Taxes on previous gifts during the year are considered tax credits, or
advances of the final tax due. One who wants to take advantage of
gift-splitting several times should therefore separate his exercises by
one year during which he does not make any gift. The
other word of caution is that one must make sure that the gift is really a
gift. It generally makes no sense to simply try to save on taxes but
seek to retain economic benefits from the property given. The very
common pitfall is for the estate owner to provide in his deed of donation
that he is giving “out of his love and affection” for the donees (this
is the language of a donation and therefore the purpose of putting it is
to establish the premise that the gift was made during his lifetime) but
to say, further, that it is to be effective upon the donor’s death.
If the donee should die ahead of the donor, the donation usually says the
donation is to be considered automatically rescinded. The
foregoing provisions on effectivity upon death and predecease of the donee
nullifies the tax benefits of giving during one’s lifetime. The
courts have consistently held that that language indicates an intent to
transfer the property upon the donor’s death. Hence, it should be
in the form of a will and must be probated to take effect. The
consequence of this is that the property (on which the donor’s tax had
already been paid) must still be included in the computation of the gross
estate of the decedent and subjected to the estate tax. In
what, as far as I know, is the only case on this subjected decided this
year by the Supreme Court, in Ganuelas
v. Cawed, G.R. No. 123968, promulgated 24 April 2003, it was held,
summarizing previous rulings, that the following are the tale-tale signs
of a donation intended to take effect upon one’s death (a donation mortis
cause, says your lawyer relative trying to impress your grandmother): 1.
The “donation” conveys no title or ownership to the transferee before
the death of the transferor; or, what amounts to the same thing, the
transferor retains ownership (full or naked) and control of the property
while alive; 2.
Before his death, the transfer can be revoked at will, (ad
nutum,
says our favorite lawyer relative again). This revocability is
sometimes indirectly reserved by means of retaining for the donor the
power to dispose of the property purportedly given; and 3.

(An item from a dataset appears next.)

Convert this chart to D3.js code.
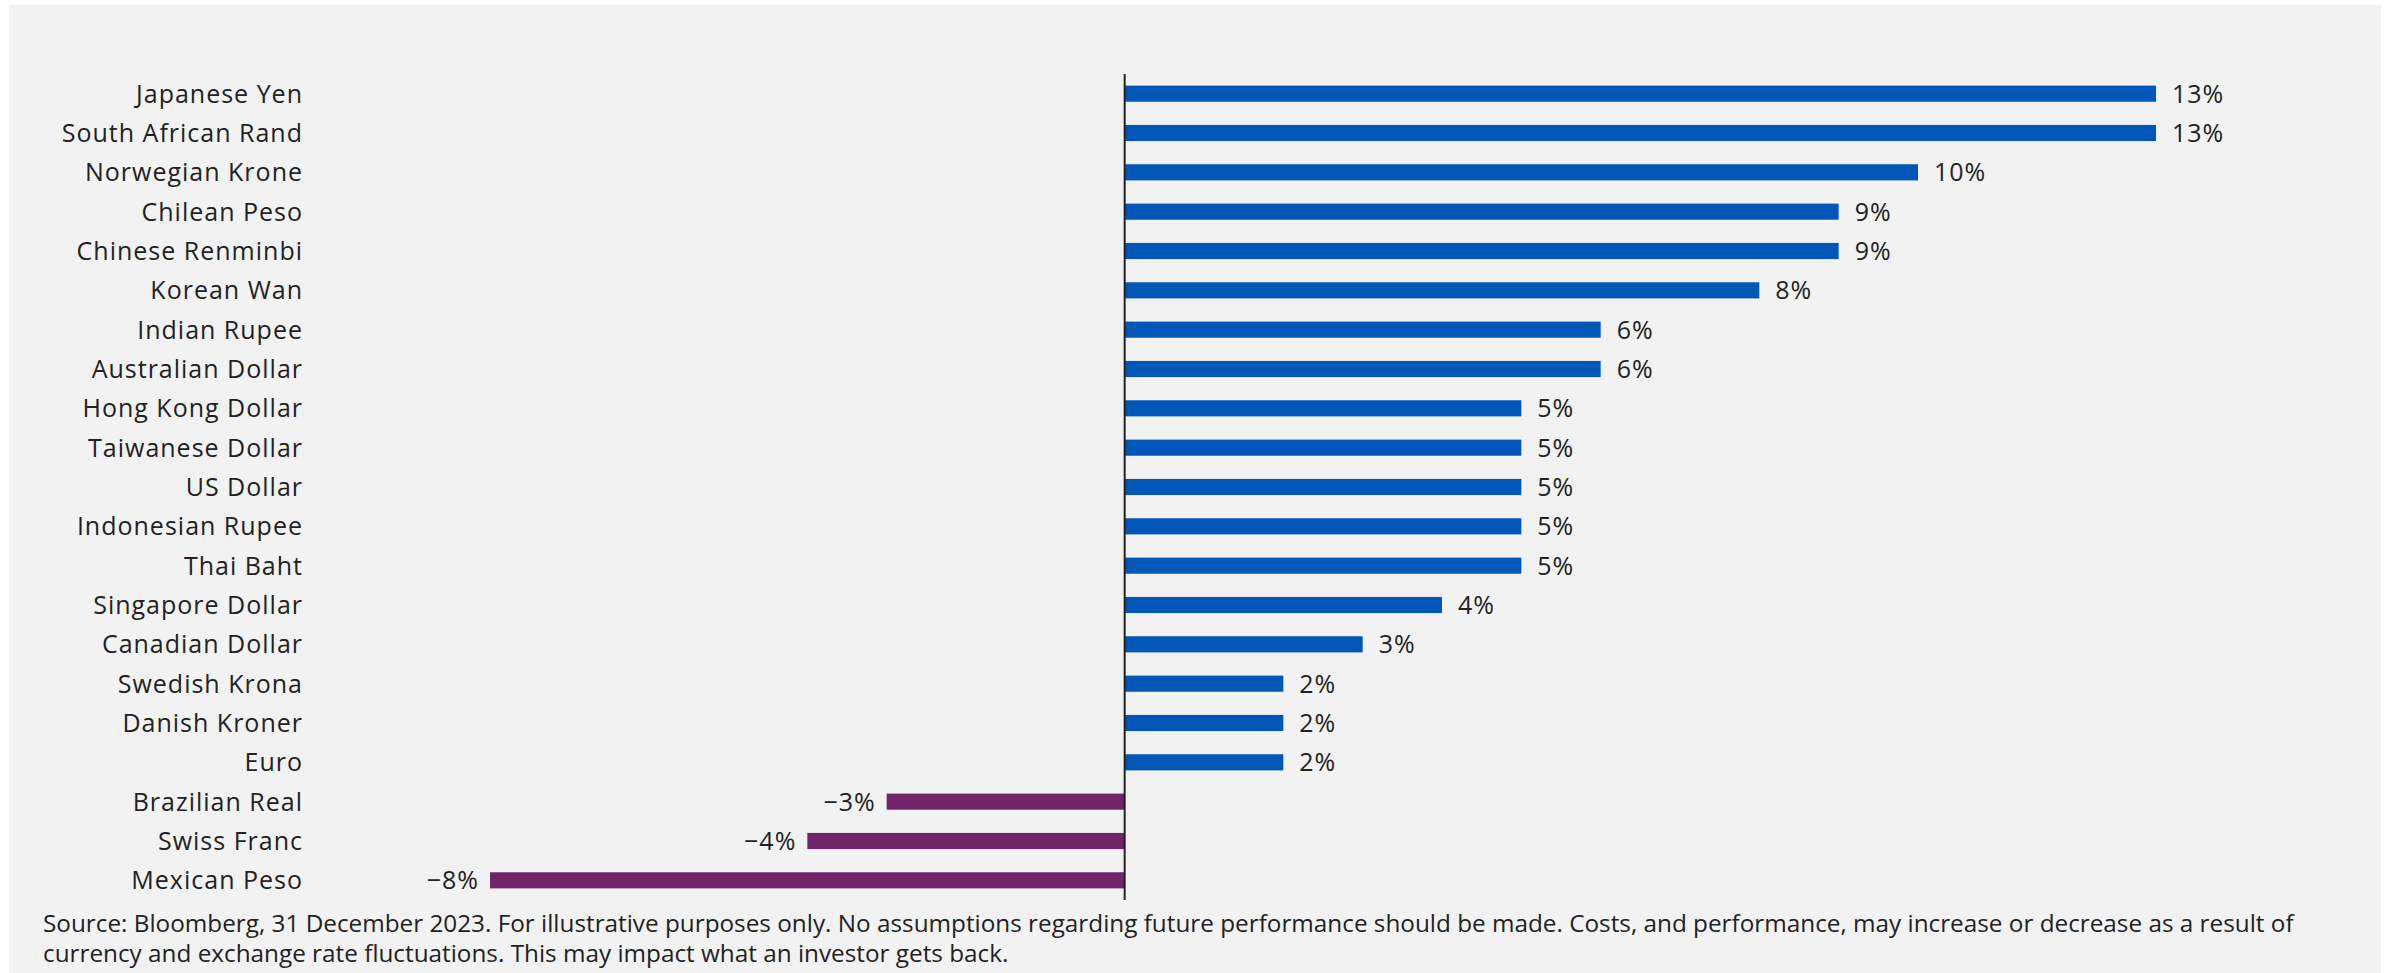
<!DOCTYPE html>
<html>
<head>
<meta charset="utf-8">
<script src="https://cdn.jsdelivr.net/npm/d3@7"></script>
<style>
  html, body { margin: 0; padding: 0; background: #ffffff; }
  svg { display: block; }
</style>
</head>
<body>
<svg id="chart" width="2395" height="973"></svg>
<script>
// Currency returns against sterling, 2023
const currencies = [
  "Japanese Yen", "South African Rand", "Norwegian Krone", "Chilean Peso",
  "Chinese Renminbi", "Korean Wan", "Indian Rupee", "Australian Dollar",
  "Hong Kong Dollar", "Taiwanese Dollar", "US Dollar", "Indonesian Rupee",
  "Thai Baht", "Singapore Dollar", "Canadian Dollar", "Swedish Krona",
  "Danish Kroner", "Euro", "Brazilian Real", "Swiss Franc", "Mexican Peso"
];
const returns = [13, 13, 10, 9, 9, 8, 6, 6, 5, 5, 5, 5, 5, 4, 3, 2, 2, 2, -3, -4, -8];
const footnoteLines = [
  "Source: Bloomberg, 31 December 2023. For illustrative purposes only. No assumptions regarding future performance should be made. Costs, and performance, may increase or decrease as a result of",
  "currency and exchange rate fluctuations. This may impact what an investor gets back."
];

const W = 2395, H = 973;
const svg = d3.select("#chart");

// grey panel
svg.append("rect")
  .attr("x", 9).attr("y", 5)
  .attr("width", 2372).attr("height", H - 5)
  .attr("fill", "#f2f2f2");

const data = currencies.map((c, i) => ({ name: c, value: returns[i] }));

const x = d3.scaleLinear().domain([-8, 13]).range([490, 2156]);
const y = d3.scaleBand().domain(currencies).range([74, 900]).paddingInner(0.59).paddingOuter(0.295);

const labelFont = "'Open Sans', Lato, sans-serif";

// bars
svg.append("g").selectAll("rect")
  .data(data)
  .join("rect")
  .attr("x", d => x(Math.min(0, d.value)))
  .attr("y", d => y(d.name))
  .attr("width", d => Math.abs(x(d.value) - x(0)))
  .attr("height", y.bandwidth())
  .attr("fill", d => d.value >= 0 ? "#0057b8" : "#722469");

// zero line
svg.append("line")
  .attr("x1", x(0)).attr("x2", x(0))
  .attr("y1", 74).attr("y2", 900)
  .attr("stroke", "#222").attr("stroke-width", 2);

// category axis on the left, no line or ticks
const yAxis = svg.append("g")
  .attr("transform", "translate(303,0)")
  .call(d3.axisLeft(y).tickSize(0).tickPadding(0));
yAxis.select(".domain").remove();
yAxis.selectAll("text")
  .attr("font-family", labelFont)
  .attr("font-size", 25)
  .attr("letter-spacing", 1)
  .attr("fill", "#222")
  .attr("dy", "0.36em");

// value labels
svg.append("g").selectAll("text")
  .data(data)
  .join("text")
  .attr("x", d => d.value >= 0 ? x(d.value) + 16 : x(d.value) - 11)
  .attr("y", d => y(d.name) + y.bandwidth() / 2)
  .attr("dy", "0.36em")
  .attr("text-anchor", d => d.value >= 0 ? "start" : "end")
  .attr("font-family", labelFont)
  .attr("font-size", 25)
  .attr("letter-spacing", 1)
  .attr("fill", "#222")
  .text(d => d3.format("d")(d.value).replace("-", "\u2013") + "%");

// footnote, sized so the first line spans the panel width
const foot = svg.append("g").selectAll("text")
  .data(footnoteLines)
  .join("text")
  .attr("x", 43)
  .attr("y", (d, i) => 932 + i * 30)
  .attr("font-family", labelFont)
  .attr("font-size", 22)
  .attr("fill", "#222")
  .text(d => d);
const firstWidth = foot.node().getComputedTextLength();
foot.attr("font-size", 22 * 2252 / firstWidth);
</script>
</body>
</html>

The transfer is considered void if the transferor should survive the
transferee. All these simply means that one should plan carefully and consider one’s estate planning options way ahead of the toasting and the roasting of the Christmas season. To fail to do so, is to simply increase the possibility of running into unwanted complications and incurring expenses to no avail, if not outright fomenting family quarrels. Cases among family members I have always considered as “a lawyer’s delight”.